İkinci dikkat çekici husus da son dönemde artarak devam eden "Baroların Ortak Açıklaması" konusudur. Kimi zaman 81 baronun ve TBB'nin ittifakla imzalayabildiği bu bildirilerin, sağ veya sol siyasetin keskin hatlarında gezdiği anlarda, imza sayısının azalmaya başladığını ve ortaklığın bozulduğunu görüyoruz. Baroların siyasal bir bakış açısıyla şekillenmesi, diğer mahallede yaşanan hak ihlallerine sessiz kalınması gibi bir sonuçla karşımıza çıkıyor. Öyle ki Diyarbakır Barosu Başkanı Tahir Elçi'nin katledilmesine ilişkin yapılan açıklamalarda bile barolar ittifak edemiyor. Bu da konunun, siyasal bir düzlemde tartışmaya açıldığının açık göstergelerinden birini oluşturuyor. Milliyetçi / muhafazakar olarak tabir edilen -ki bu şekilde bir baronun anılması dahi problemlidir- baroların, Elçi'nin eski dönemdeki açıklamalarını referans alarak ve yerel dinamiklerin de etkisiyle Elçi hakkındaki bildirilere imza atmaktan imtina ettiğini gördüğümüz bu iklimde, baroların siyasallaşmadığı, yerel dinamiklerin yahut yönetime gelen isimlerin de etkisiyle ideolojik bir eksene kaymadığının iddia edilmesi hiçbir anlam taşımıyor. Barolar, bu konuda yöneltilen eleştirileri hassasiyetle değerlendirip özeleştiri yapmak yerine ise söz konusu sorunu dile getirenleri, apolitik olmakla suçlamayı tercih ediyor.

Üstelik numaralı baro sürecine sürüklenmemizin en temel etkilerinden biri de yargının her alanını siyasallaştıran mevcut yönetimin, baroları da siyasallaştırma ve kutuplaştırma iradesinden ileri gelmektedir. Bugün Ankara ve İstanbul'daki numaraları baroların da farklı bir siyasi sembolle baroculuk yaptıklarını kimse yadsıyamaz.

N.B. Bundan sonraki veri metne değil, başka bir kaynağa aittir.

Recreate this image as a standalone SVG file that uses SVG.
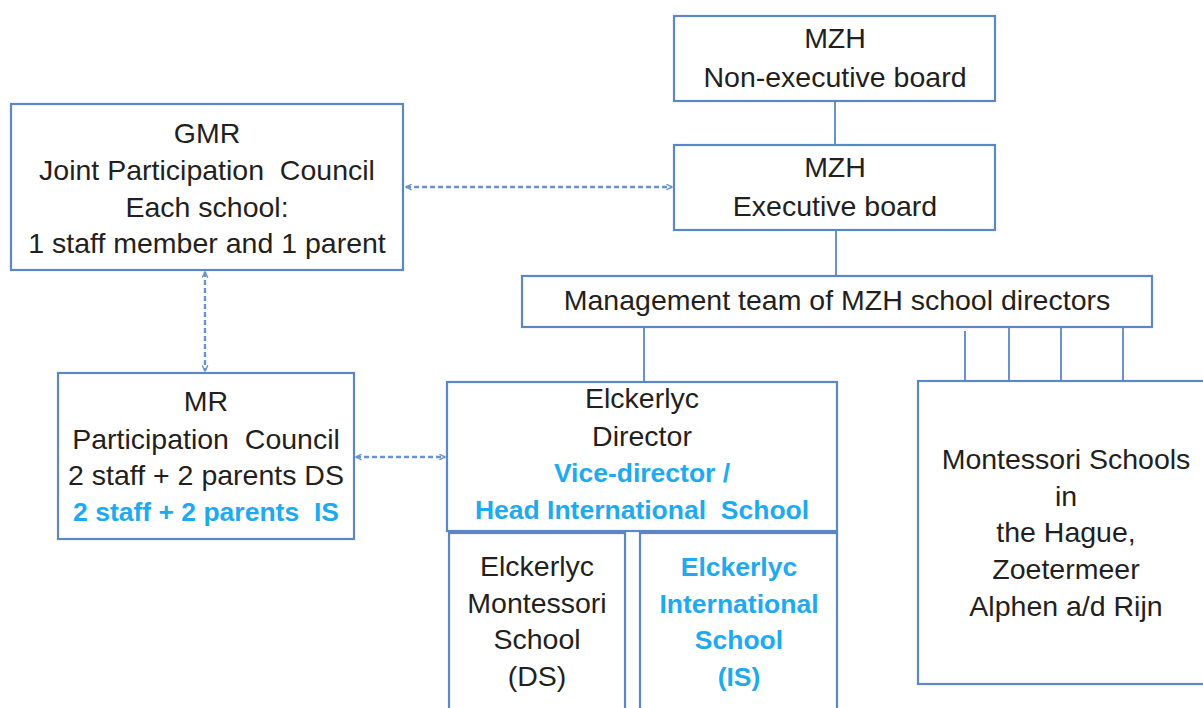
<svg xmlns="http://www.w3.org/2000/svg" width="1203" height="708" viewBox="0 0 1203 708">
  <style>
    .box { fill: #ffffff; stroke: #5b87c5; stroke-width: 2.2; }
    .line { fill: none; stroke: #6a93cc; stroke-width: 2; }
    .dash { fill: none; stroke: #6a93cc; stroke-width: 2.4; stroke-dasharray: 5 3; }
    text { font-family: "Liberation Sans", Arial, sans-serif; font-size: 28.5px; fill: #231f20; text-anchor: middle; white-space: pre; }
    .blue { fill: #1eaaf0; font-weight: bold; font-size: 26.5px; }
  </style>
  <defs>
    <marker id="chev" viewBox="0 0 10 10" refX="9" refY="5" markerWidth="7" markerHeight="7" orient="auto-start-reverse" markerUnits="userSpaceOnUse">
      <path d="M1,1 L9,5 L1,9" fill="none" stroke="#6a93cc" stroke-width="2"/>
    </marker>
  </defs>

  <rect width="1203" height="708" fill="#ffffff"/>

  <!-- connectors -->
  <g id="connectors">
    <line class="line" x1="835" y1="101" x2="835" y2="145"/>
    <line class="line" x1="836" y1="230" x2="836" y2="276"/>
    <line class="line" x1="644" y1="327" x2="644" y2="382"/>
    <line class="line" x1="965" y1="331" x2="965" y2="381"/>
    <line class="line" x1="1009" y1="327" x2="1009" y2="381"/>
    <line class="line" x1="1061" y1="327" x2="1061" y2="381"/>
    <line class="line" x1="1123" y1="327" x2="1123" y2="381"/>
    <line class="dash" x1="406" y1="187" x2="672" y2="187" marker-start="url(#chev)" marker-end="url(#chev)"/>
    <line class="dash" x1="205" y1="272" x2="205" y2="371" marker-start="url(#chev)" marker-end="url(#chev)"/>
    <line class="dash" x1="356" y1="457" x2="445" y2="457" marker-start="url(#chev)" marker-end="url(#chev)"/>
  </g>

  <g id="mzh-nonexec">
    <rect class="box" x="674" y="16" width="321" height="85"/>
    <text x="835" y="48">MZH</text>
    <text x="835" y="87">Non-executive board</text>
  </g>

  <g id="mzh-exec">
    <rect class="box" x="674" y="145" width="321" height="85"/>
    <text x="835" y="177">MZH</text>
    <text x="835" y="216">Executive board</text>
  </g>

  <g id="gmr">
    <rect class="box" x="11" y="104" width="392" height="166"/>
    <text x="207" y="143">GMR</text>
    <text x="207" y="180">Joint Participation  Council</text>
    <text x="207" y="217">Each school:</text>
    <text x="207" y="253">1 staff member and 1 parent</text>
  </g>

  <g id="management">
    <rect class="box" x="522" y="276" width="630" height="51"/>
    <text x="837" y="310">Management team of MZH school directors</text>
  </g>

  <g id="mr">
    <rect class="box" x="58" y="373" width="296" height="166"/>
    <text x="206" y="411">MR</text>
    <text x="206" y="449">Participation  Council</text>
    <text x="206" y="485">2 staff + 2 parents DS</text>
    <text class="blue" x="206" y="521">2 staff + 2 parents  IS</text>
  </g>

  <g id="elckerlyc">
    <rect class="box" x="447" y="382" width="390" height="149"/>
    <text x="642" y="408">Elckerlyc</text>
    <text x="642" y="446">Director</text>
    <text class="blue" x="642" y="482">Vice-director /</text>
    <text class="blue" x="642" y="519">Head International  School</text>
  </g>

  <g id="elckerlyc-ds">
    <rect class="box" x="449" y="533" width="176" height="190"/>
    <text x="537" y="576">Elckerlyc</text>
    <text x="537" y="613">Montessori</text>
    <text x="537" y="649">School</text>
    <text x="537" y="686">(DS)</text>
  </g>

  <g id="elckerlyc-is">
    <rect class="box" x="640" y="533" width="197" height="190"/>
    <text class="blue" x="739" y="576">Elckerlyc</text>
    <text class="blue" x="739" y="613">International</text>
    <text class="blue" x="739" y="649">School</text>
    <text class="blue" x="739" y="686">(IS)</text>
  </g>

  <g id="montessori-schools">
    <rect class="box" x="918" y="381" width="300" height="303"/>
    <text x="1066" y="469">Montessori Schools</text>
    <text x="1066" y="506">in</text>
    <text x="1066" y="542">the Hague,</text>
    <text x="1066" y="579">Zoetermeer</text>
    <text x="1066" y="616">Alphen a/d Rijn</text>
  </g>
</svg>
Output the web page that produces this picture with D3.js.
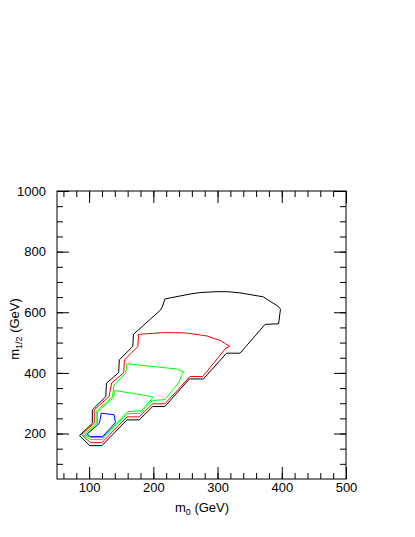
<!DOCTYPE html>
<html>
<head>
<meta charset="utf-8">
<script src="https://cdn.jsdelivr.net/npm/d3@7"></script>
<style>
  body { margin: 0; background: #fff; }
  svg { display: block; }
  text { font-family: "Liberation Sans", Arial, Helvetica, sans-serif; font-size: 13px; fill: #000; }
</style>
</head>
<body>
<svg id="chart"></svg>
<script>
// contour outlines, [m0, m1/2] in GeV
const blackContour = [
  [85,193],[105,234],[105,278],[126,322],[127,366],[146,401],[147,443],[168,487],[169,527],
  [211,607],[214,618],[218,644],[257,660],[273,665],[299,668],[314,668],[335,664],[371,651],
  [394,620],[398,610],[395,562],[374,560],[335,465],[314,465],[278,380],[256,380],[218,289],
  [199,289],[178,245],[159,245],[120,160],[101,160]
];
const redContour = [
  [88,197],[108,234],[108,278],[131,322],[135,366],[154,401],[155,443],[176,487],[177,527],
  [216,533],[250,532],[283,522],[305,506],[319,487],[313,482],[277,388],[257,388],[218,298],
  [199,298],[178,255],[159,255],[120,170],[102,170]
];
const greenOuter = [
  [91,196],[111,232],[111,274],[136,320],[139,360],[157,399],[159,430],[236,413],[247,404],
  [239,366],[218,312],[199,309],[180,267],[159,265],[120,180],[102,180]
];
const greenInner = [
  [94,195],[113,230],[113,272],[138,318],[140,342],[198,322],[200,319],[181,275],[160,272],
  [121,187],[103,187]
];
const blueContour = [
  [97,198],[116,234],[119,267],[139,262],[141,236],[121,190],[102,190]
];

const contours = [
  { pts: blackContour, color: "#000000" },
  { pts: redContour, color: "#ff0000" },
  { pts: greenOuter, color: "#00ff00" },
  { pts: greenInner, color: "#00ff00" },
  { pts: blueContour, color: "#0000ff" }
];

const xMajor = [100, 200, 300, 400, 500];
const xMinor = d3.range(60, 500, 20);
const yMajor = [200, 400, 600, 800, 1000];
const yMinor = d3.range(100, 1000, 50);

const width = 415, height = 537;
const margin = { left: 57, right: 346, top: 191, bottom: 479 };

const svg = d3.select("#chart").attr("width", width).attr("height", height);

const x = d3.scaleLinear().domain([50, 500]).range([margin.left, margin.right]);
const y = d3.scaleLinear().domain([50, 1000]).range([margin.bottom, margin.top]);

// contours
const line = d3.line().x(d => x(d[0])).y(d => y(d[1])).curve(d3.curveLinearClosed);
svg.append("g").selectAll("path")
  .data(contours)
  .enter().append("path")
  .attr("d", d => line(d.pts))
  .attr("fill", "none")
  .attr("stroke", d => d.color)
  .attr("stroke-width", 1);

// ticks, all pointing inward
function styleAxis(g) {
  g.attr("font-size", null).attr("font-family", null);
  g.select(".domain").remove();
  g.selectAll(".tick line").attr("stroke", "#000").attr("stroke-width", 1);
  g.selectAll("text").attr("fill", "#000");
}

svg.append("g").attr("transform", `translate(0,${margin.bottom})`)
  .call(d3.axisBottom(x).tickValues(xMinor).tickSize(-6).tickFormat(""))
  .call(styleAxis);
svg.append("g").attr("transform", `translate(0,${margin.bottom})`)
  .call(d3.axisBottom(x).tickValues(xMajor).tickSize(-12).tickPadding(4).tickFormat(d3.format("d")))
  .call(styleAxis);
svg.append("g").attr("transform", `translate(0,${margin.top})`)
  .call(d3.axisTop(x).tickValues(xMinor).tickSize(-6).tickFormat(""))
  .call(styleAxis);
svg.append("g").attr("transform", `translate(0,${margin.top})`)
  .call(d3.axisTop(x).tickValues(xMajor).tickSize(-12).tickFormat(""))
  .call(styleAxis);

svg.append("g").attr("transform", `translate(${margin.left},0)`)
  .call(d3.axisLeft(y).tickValues(yMinor).tickSize(-6).tickFormat(""))
  .call(styleAxis);
svg.append("g").attr("transform", `translate(${margin.left},0)`)
  .call(d3.axisLeft(y).tickValues(yMajor).tickSize(-12).tickPadding(11).tickFormat(d3.format("d")))
  .call(styleAxis);
svg.append("g").attr("transform", `translate(${margin.right},0)`)
  .call(d3.axisRight(y).tickValues(yMinor).tickSize(-6).tickFormat(""))
  .call(styleAxis);
svg.append("g").attr("transform", `translate(${margin.right},0)`)
  .call(d3.axisRight(y).tickValues(yMajor).tickSize(-12).tickFormat(""))
  .call(styleAxis);

// frame
svg.append("rect")
  .attr("x", margin.left).attr("y", margin.top)
  .attr("width", margin.right - margin.left).attr("height", margin.bottom - margin.top)
  .attr("fill", "none").attr("stroke", "#000").attr("stroke-width", 1);

// axis titles
const xt = svg.append("text").attr("x", 202).attr("y", 512).attr("text-anchor", "middle");
xt.append("tspan").text("m");
xt.append("tspan").attr("font-size", "9px").attr("dy", 3).text("0");
xt.append("tspan").attr("dy", -3).text(" (GeV)");

const yt = svg.append("text")
  .attr("transform", "translate(19,329) rotate(-90)")
  .attr("text-anchor", "middle");
yt.append("tspan").text("m");
yt.append("tspan").attr("font-size", "9px").attr("dy", 3).text("1/2");
yt.append("tspan").attr("dy", -3).text(" (GeV)");
</script>
</body>
</html>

Bu nedenledir ki siyasal barolar kan kaybetmeye mahkumdurlar ki numaralı baroların sadece hükümete yakın çevrelerce muteber kabul edilmesi de tarafsız ve bağımsız baroların bölünerek dahi sağlanamadığını gösteriyor.

Mesele insan hakları ve hukukun üstünlüğü için mücadele etmek olduğunda, referans olarak alınacak olan temel hukuk ilkelerinden öte siyasi düşüncelerin kurumsal kimliğimizi yıprattığı gerçeğini göz ardı edemeyiz. Bu hâlin, baroların, avukatlarla arasındaki mesafenin giderek açılması sorununu da beraberinde getirdiği açık. Nasıl ki kişiler kendilerini, ideolojik olarak ait hissetmedikleri partiye meyletmiyorsa, aynı ideolojik gerekçelerle meslek örgütünden uzaklaşmak, baroların tarihten bugüne devam ettirmek yükümlülüğü altında olduğu misyona zarar veriyor.

Güçlü bir savunma için güçlü barolar gerekli ve önemlidir. Ancak güçlü bir baro ancak hukuku ve insan haklarını referans alan bir anlayışla mümkün olur. Gündelik siyaset ise başta vatandaşlar olmak üzere avukatların dahi kuruma olan güvenirliğini sarsacaktır.

Baroların mutlak suretle fabrika ayarlarına dönmesi gerektiği unutulmamalıdır.